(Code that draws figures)
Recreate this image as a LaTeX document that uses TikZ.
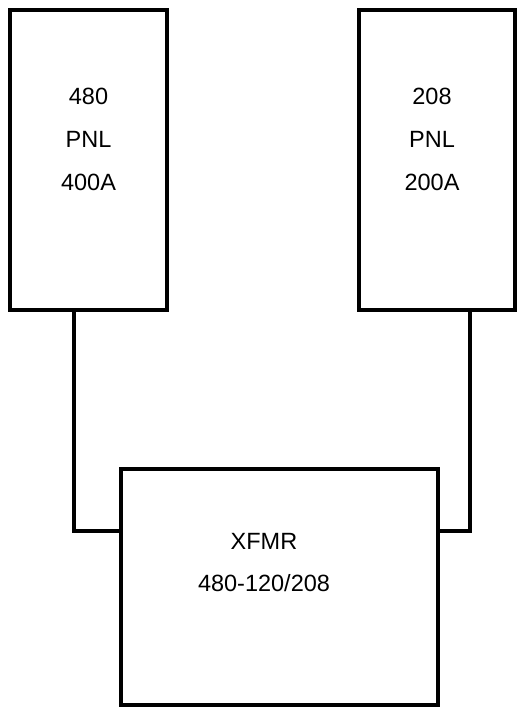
\documentclass[tikz,border=0pt]{standalone}
\usepackage{fontspec}
\setmainfont{Liberation Sans}
\usepackage{tikz}

\tikzset{
  panel/.style={draw, line width=4pt, minimum width=#1, inner sep=0pt},
  wire/.style={line width=4pt},
  lbl/.style={anchor=base, inner sep=0pt, font=\fontsize{23.5}{28}\selectfont}
}

\begin{document}
\begin{tikzpicture}[x=1pt, y=-1pt]
    \useasboundingbox (0,0) rectangle (517,707);

    %% the two panels
    \node[panel=157pt, minimum height=300pt] (lpnl) at (88.5,160) {};
    \node[panel=156pt, minimum height=300pt] (rpnl) at (437,160) {};

    %% the transformer
    \node[panel=317pt, minimum height=236pt] (xfmr) at (279.5,587) {};

    %% panel texts
    \node[lbl] (lvolt) at (88.5,104.4) {480};
    \node[lbl] (lname) at (88.5,147.4) {PNL};
    \node[lbl] (lamp) at (88.5,190.4) {400A};
    \node[lbl] (rvolt) at (432,104.4) {208};
    \node[lbl] (rname) at (432,147.4) {PNL};
    \node[lbl] (ramp) at (432,190.4) {200A};

    %% transformer texts
    \node[lbl] (xname) at (264,549.4) {XFMR};
    \node[lbl] (xvolt) at (264,591.4) {480-120/208};

    %% feeders
    \draw[wire] ([xshift=-14.5pt]lpnl.south) |- ([yshift=56pt]xfmr.west);
    \draw[wire] ([xshift=33pt]rpnl.south) |- ([yshift=56pt]xfmr.east);
\end{tikzpicture}
\end{document}
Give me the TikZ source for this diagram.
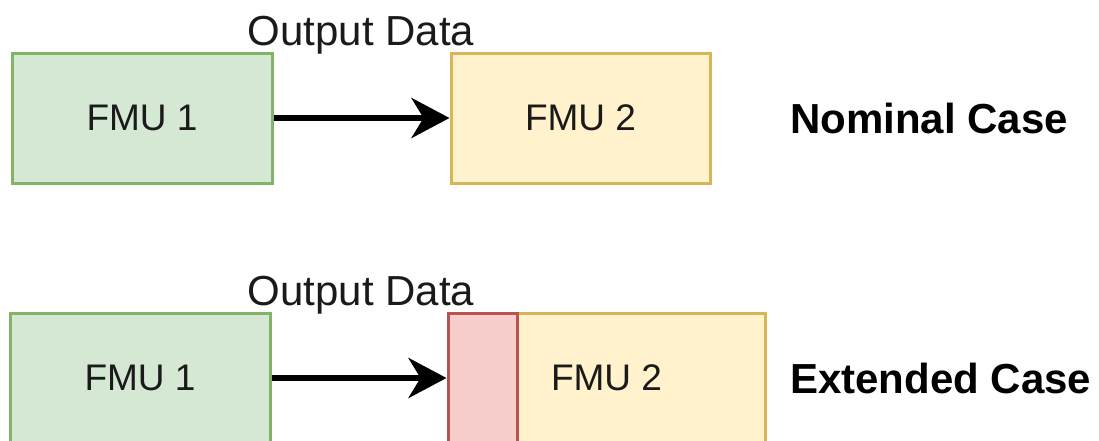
\documentclass[tikz,border=0pt]{standalone}
\usepackage{fontspec}
\setmainfont{Liberation Sans}
\usetikzlibrary{arrows.meta}
\definecolor{greenfill}{HTML}{D5E8D4}
\definecolor{greenline}{HTML}{82B366}
\definecolor{yellowfill}{HTML}{FFF2CC}
\definecolor{yellowline}{HTML}{D6B656}
\definecolor{redfill}{HTML}{F8CECC}
\definecolor{redline}{HTML}{B85450}
\definecolor{textgray}{HTML}{1A1A1A}
\tikzset{
  fmubox/.style={draw, line width=3pt, rectangle, inner sep=0pt,
    font=\fontsize{37}{44}\selectfont, text=textgray},
  greenbox/.style={fmubox, fill=greenfill, draw=greenline},
  yellowbox/.style={fmubox, fill=yellowfill, draw=yellowline},
  redbox/.style={fmubox, fill=redfill, draw=redline},
  datalabel/.style={anchor=base, inner sep=0pt, font=\fontsize{42}{50}\selectfont, text=textgray},
  caselabel/.style={anchor=base west, inner sep=0pt, font=\fontsize{42}{50}\selectfont\bfseries},
  flow/.style={line width=6pt, -{Stealth[length=38pt, width=40pt, inset=12pt]}}
}
\begin{document}
\begin{tikzpicture}[x=1pt, y=-1pt]
\useasboundingbox (0,0) rectangle (1099,440);
\clip (0,0) rectangle (1099,440);

% nominal case
\node[greenbox, minimum width=260pt, minimum height=130pt] (n1) at (142,118) {FMU 1};
\node[yellowbox, minimum width=259pt, minimum height=130pt] (n2) at (580.5,118) {FMU 2};
\draw[flow] (n1.east) -- (n2.west);
\node[datalabel] (nlab) at (361,45) {Output Data};
\node[caselabel] (ncase) at (790,133) {Nominal Case};

% extended case
\node[greenbox, minimum width=260pt, minimum height=130pt] (e1) at (140,378) {FMU 1};
\node[yellowbox, minimum width=317pt, minimum height=130pt] (e2) at (606.5,378) {FMU 2};
\node[redbox, minimum width=69pt, minimum height=130pt] (ext) at (482.5,378) {};
\draw[flow] (e1.east) -- (ext.west);
\node[datalabel] (elab) at (361,305) {Output Data};
\node[caselabel] (ecase) at (790,393) {Extended Case};
\end{tikzpicture}
\end{document}
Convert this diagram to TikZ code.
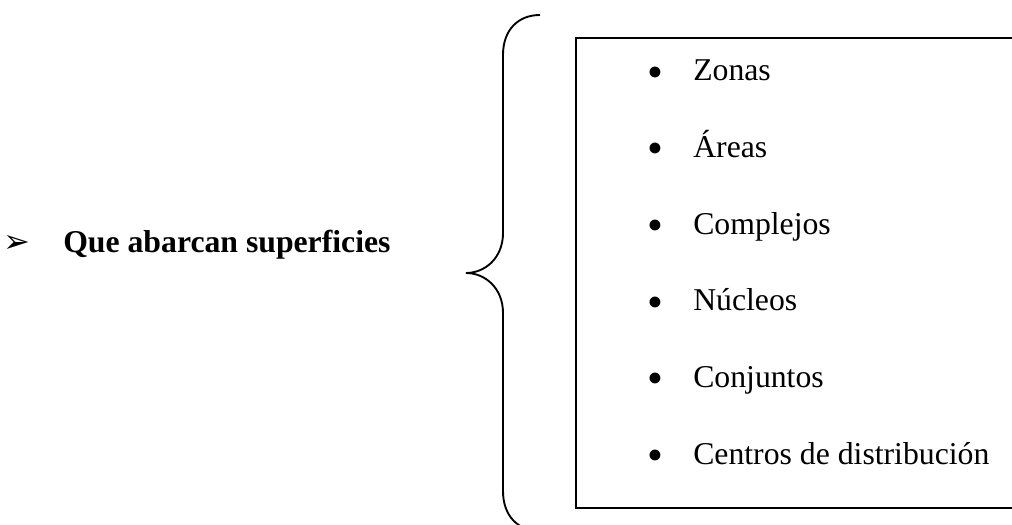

Problem »
Using the material above, count the lines containing the word "this". Reply with the number alone.

Task answer »
3